After a twelve-month jail sentence for drug charges Terry Hawkins decides to dive back into the career of film making, despite that his previous series of stag films failed to make an audience. As he gives up on the idea to sell sex on film, Terry decides that this time he wants to try something different, something more. Like a common career change for many trend following film makers, if you can't sell sex, sell violence. So Terry Hawkins comes to the conclusion along with his friends that the best way to get an audience, is to enter the seedy underworld of snuff.
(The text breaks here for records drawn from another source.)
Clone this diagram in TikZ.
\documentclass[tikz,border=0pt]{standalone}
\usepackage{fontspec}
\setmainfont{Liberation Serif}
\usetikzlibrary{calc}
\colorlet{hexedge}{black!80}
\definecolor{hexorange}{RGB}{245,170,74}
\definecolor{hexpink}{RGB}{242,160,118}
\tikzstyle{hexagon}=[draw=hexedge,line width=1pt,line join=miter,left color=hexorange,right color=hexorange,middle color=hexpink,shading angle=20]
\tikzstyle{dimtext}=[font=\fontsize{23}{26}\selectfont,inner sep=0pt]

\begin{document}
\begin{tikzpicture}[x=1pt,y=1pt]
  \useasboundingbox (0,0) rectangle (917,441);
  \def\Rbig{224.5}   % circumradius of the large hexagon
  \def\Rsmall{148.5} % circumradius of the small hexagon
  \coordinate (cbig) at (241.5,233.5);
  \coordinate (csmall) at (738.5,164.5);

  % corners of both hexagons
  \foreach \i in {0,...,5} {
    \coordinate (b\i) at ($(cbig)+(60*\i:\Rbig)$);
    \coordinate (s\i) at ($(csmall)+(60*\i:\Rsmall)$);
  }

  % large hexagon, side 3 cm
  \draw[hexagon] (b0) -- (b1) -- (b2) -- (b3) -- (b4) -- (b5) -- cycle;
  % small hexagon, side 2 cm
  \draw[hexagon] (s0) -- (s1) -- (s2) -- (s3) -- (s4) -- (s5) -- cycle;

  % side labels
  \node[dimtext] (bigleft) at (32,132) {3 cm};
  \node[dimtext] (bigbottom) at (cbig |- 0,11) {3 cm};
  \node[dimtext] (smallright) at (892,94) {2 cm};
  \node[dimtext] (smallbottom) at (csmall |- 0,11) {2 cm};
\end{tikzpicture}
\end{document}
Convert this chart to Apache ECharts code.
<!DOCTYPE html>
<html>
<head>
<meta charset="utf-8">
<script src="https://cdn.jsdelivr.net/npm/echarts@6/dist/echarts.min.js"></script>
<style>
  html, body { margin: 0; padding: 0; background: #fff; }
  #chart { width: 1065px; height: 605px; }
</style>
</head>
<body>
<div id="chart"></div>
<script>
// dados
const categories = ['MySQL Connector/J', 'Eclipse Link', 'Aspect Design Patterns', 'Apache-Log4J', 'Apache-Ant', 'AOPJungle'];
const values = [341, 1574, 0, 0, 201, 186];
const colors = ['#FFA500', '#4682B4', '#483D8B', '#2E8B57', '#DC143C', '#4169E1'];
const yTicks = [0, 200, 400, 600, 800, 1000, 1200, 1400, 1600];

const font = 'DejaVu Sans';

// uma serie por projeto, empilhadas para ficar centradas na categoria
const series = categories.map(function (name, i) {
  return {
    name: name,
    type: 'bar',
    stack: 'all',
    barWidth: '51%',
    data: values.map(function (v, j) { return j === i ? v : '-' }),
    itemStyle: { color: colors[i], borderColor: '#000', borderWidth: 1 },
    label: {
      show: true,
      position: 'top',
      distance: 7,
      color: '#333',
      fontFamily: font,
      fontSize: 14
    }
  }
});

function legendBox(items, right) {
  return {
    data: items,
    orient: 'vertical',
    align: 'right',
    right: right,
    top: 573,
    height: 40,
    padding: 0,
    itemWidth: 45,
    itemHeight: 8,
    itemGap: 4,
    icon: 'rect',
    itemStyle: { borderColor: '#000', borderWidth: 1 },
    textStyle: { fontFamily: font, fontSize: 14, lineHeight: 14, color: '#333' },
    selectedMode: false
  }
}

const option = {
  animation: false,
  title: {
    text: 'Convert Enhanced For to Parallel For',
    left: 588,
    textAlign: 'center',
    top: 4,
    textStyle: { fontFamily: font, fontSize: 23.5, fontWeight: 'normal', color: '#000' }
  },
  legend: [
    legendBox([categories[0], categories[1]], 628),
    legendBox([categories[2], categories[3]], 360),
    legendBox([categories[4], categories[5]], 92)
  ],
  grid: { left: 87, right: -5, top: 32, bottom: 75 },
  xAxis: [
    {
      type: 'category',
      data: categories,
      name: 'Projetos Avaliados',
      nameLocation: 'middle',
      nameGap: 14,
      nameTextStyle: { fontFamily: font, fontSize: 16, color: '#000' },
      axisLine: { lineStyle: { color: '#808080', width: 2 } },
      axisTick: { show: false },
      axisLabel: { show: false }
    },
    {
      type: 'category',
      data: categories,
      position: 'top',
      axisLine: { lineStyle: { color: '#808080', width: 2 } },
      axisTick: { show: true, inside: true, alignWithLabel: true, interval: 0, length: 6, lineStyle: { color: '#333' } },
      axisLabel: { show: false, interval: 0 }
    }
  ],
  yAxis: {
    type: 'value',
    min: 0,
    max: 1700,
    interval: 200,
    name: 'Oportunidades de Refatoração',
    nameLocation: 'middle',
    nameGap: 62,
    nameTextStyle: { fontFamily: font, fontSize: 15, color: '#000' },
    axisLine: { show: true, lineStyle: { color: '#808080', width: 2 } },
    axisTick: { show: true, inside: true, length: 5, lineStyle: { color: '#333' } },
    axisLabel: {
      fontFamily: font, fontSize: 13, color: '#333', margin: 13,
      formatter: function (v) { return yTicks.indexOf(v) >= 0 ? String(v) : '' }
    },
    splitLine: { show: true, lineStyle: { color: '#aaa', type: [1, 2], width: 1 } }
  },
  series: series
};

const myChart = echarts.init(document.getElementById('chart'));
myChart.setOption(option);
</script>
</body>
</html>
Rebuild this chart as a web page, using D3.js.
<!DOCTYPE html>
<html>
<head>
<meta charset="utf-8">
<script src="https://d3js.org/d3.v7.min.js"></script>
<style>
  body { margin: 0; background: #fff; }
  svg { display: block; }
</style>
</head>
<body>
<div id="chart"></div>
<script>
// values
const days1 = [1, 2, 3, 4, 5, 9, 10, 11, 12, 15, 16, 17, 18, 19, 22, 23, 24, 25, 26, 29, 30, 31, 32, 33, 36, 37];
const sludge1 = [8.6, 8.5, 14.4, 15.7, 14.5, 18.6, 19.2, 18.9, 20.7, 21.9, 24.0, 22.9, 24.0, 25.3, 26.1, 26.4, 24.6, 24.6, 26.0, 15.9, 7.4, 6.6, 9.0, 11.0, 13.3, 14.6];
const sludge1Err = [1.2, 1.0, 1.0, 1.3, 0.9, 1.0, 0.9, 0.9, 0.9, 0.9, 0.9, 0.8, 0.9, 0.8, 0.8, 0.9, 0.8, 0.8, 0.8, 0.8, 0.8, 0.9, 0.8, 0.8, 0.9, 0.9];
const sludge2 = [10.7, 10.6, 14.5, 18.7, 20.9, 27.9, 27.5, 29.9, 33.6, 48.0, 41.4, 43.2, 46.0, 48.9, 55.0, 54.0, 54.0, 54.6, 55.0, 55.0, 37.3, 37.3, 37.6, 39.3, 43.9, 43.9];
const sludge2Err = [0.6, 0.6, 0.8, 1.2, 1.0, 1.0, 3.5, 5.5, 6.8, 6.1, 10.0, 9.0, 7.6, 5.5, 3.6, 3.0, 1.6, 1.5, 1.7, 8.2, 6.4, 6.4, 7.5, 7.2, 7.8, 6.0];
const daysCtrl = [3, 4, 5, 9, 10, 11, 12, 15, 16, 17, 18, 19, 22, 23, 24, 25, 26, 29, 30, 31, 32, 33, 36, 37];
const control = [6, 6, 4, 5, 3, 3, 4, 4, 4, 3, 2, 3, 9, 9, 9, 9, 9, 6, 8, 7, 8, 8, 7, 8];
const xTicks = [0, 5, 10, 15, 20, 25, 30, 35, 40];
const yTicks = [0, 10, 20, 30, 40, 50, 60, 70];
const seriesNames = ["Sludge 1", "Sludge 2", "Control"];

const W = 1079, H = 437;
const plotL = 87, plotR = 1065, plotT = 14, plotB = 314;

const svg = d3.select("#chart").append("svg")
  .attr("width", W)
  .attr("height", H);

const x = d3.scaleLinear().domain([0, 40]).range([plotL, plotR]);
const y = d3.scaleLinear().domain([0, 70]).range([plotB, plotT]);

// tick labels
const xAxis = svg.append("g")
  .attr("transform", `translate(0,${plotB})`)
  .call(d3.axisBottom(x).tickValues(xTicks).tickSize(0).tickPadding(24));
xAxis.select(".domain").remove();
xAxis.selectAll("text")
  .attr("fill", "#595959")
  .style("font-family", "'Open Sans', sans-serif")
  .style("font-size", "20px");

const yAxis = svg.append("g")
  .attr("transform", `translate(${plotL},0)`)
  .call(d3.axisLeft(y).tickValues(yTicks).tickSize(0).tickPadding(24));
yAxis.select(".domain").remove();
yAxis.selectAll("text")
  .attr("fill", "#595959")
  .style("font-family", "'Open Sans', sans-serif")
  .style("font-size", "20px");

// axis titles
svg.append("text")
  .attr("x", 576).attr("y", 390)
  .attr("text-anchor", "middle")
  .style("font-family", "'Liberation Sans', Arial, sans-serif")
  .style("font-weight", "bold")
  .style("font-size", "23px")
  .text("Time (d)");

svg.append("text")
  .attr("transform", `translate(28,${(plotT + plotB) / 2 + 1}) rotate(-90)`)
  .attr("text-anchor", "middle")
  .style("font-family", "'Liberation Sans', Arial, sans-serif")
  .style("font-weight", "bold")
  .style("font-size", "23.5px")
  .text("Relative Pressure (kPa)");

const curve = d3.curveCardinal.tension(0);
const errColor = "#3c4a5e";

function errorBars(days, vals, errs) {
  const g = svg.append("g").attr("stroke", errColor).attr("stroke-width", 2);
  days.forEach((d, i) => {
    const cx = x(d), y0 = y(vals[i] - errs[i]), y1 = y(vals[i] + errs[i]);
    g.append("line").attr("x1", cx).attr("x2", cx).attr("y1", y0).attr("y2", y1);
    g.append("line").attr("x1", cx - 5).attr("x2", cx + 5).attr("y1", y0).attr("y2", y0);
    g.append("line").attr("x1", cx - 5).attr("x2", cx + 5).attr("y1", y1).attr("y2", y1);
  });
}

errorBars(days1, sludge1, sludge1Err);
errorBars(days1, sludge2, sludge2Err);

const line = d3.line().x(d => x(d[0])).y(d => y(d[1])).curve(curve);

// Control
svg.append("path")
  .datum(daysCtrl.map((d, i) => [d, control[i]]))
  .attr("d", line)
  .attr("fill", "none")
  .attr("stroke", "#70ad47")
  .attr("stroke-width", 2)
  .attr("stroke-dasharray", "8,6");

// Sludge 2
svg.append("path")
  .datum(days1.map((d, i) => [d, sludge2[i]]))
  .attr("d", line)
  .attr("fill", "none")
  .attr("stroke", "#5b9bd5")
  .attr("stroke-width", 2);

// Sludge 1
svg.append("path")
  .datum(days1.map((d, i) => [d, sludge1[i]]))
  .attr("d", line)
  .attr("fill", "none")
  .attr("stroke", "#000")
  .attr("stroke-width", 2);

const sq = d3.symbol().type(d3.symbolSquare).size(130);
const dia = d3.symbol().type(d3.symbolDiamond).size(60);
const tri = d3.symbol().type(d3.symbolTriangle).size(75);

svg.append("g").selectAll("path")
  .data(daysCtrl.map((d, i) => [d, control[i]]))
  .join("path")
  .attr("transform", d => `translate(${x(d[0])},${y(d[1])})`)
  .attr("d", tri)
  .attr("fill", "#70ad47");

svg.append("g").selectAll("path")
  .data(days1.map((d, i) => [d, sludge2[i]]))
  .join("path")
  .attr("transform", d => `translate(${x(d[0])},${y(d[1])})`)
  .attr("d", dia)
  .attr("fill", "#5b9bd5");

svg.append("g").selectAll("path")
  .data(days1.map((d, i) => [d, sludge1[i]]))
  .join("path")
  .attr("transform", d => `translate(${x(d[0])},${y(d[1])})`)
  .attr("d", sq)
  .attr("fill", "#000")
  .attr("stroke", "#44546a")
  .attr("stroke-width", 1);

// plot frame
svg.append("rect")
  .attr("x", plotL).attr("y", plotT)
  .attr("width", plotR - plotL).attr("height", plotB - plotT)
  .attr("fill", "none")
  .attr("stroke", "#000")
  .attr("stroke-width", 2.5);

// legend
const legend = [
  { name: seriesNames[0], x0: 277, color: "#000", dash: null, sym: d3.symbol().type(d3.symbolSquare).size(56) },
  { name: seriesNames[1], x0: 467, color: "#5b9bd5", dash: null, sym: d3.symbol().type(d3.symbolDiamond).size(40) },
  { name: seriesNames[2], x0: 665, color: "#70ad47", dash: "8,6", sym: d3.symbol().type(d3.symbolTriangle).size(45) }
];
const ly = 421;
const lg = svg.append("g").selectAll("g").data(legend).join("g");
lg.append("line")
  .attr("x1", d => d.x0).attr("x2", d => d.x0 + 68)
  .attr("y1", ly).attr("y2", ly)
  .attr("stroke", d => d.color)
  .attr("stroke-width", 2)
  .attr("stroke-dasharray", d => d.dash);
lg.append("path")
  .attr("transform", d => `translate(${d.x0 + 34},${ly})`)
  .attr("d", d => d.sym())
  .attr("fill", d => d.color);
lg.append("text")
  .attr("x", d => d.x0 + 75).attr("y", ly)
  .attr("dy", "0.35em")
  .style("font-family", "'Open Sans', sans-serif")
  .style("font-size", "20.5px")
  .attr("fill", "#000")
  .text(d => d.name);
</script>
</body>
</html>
I know what you're thinking, this is a storyline that has been done to death (pun intended) and you're right; storylines surrounding the controversial theme of snuff has been done more times than you can count, but this is something different. Most films surrounding the topic usually view it from an outside perspective, we feel like we're watching the characters watch snuff, as opposed to watching it ourselves. In contrast if you took many scenes out of The Last House on Dead End Street, recorded it on unlabelled VHS tapes and hid it in someone's basement, well their reaction could be interesting.
The Last House on Dead End Street is riddled with poor dubbing, and sub par acting, but this is all part of the fun. In one way this film is the dictionary definition of the dirty Grindhouse genre we all know and love; with topless nudity, graphic violence and more over the top sleaze than the red light district. However in another way The Last House on Dead End Street far surpasses this stereotypical exploitation cliché. The fashion in which this film was shot portrays it not quite as a purposely made b-grade extravaganza, but as an almost authentic guerilla style approach to film making, reeking strongly of artistic merit. In a different light The Last House on Dead End Street is somewhat similar to the great works of Harmony Kormine.
Overall, The Last House on Dead End Street is an incredibly underrated piece of glorious 70's trash. For obvious reasons this is not a film for everyone, but this more intelligent example of Grindhouse cinema is definitely recommended at least as a curiosity call for those who can handle it; and is a must see for fans of the horror genre.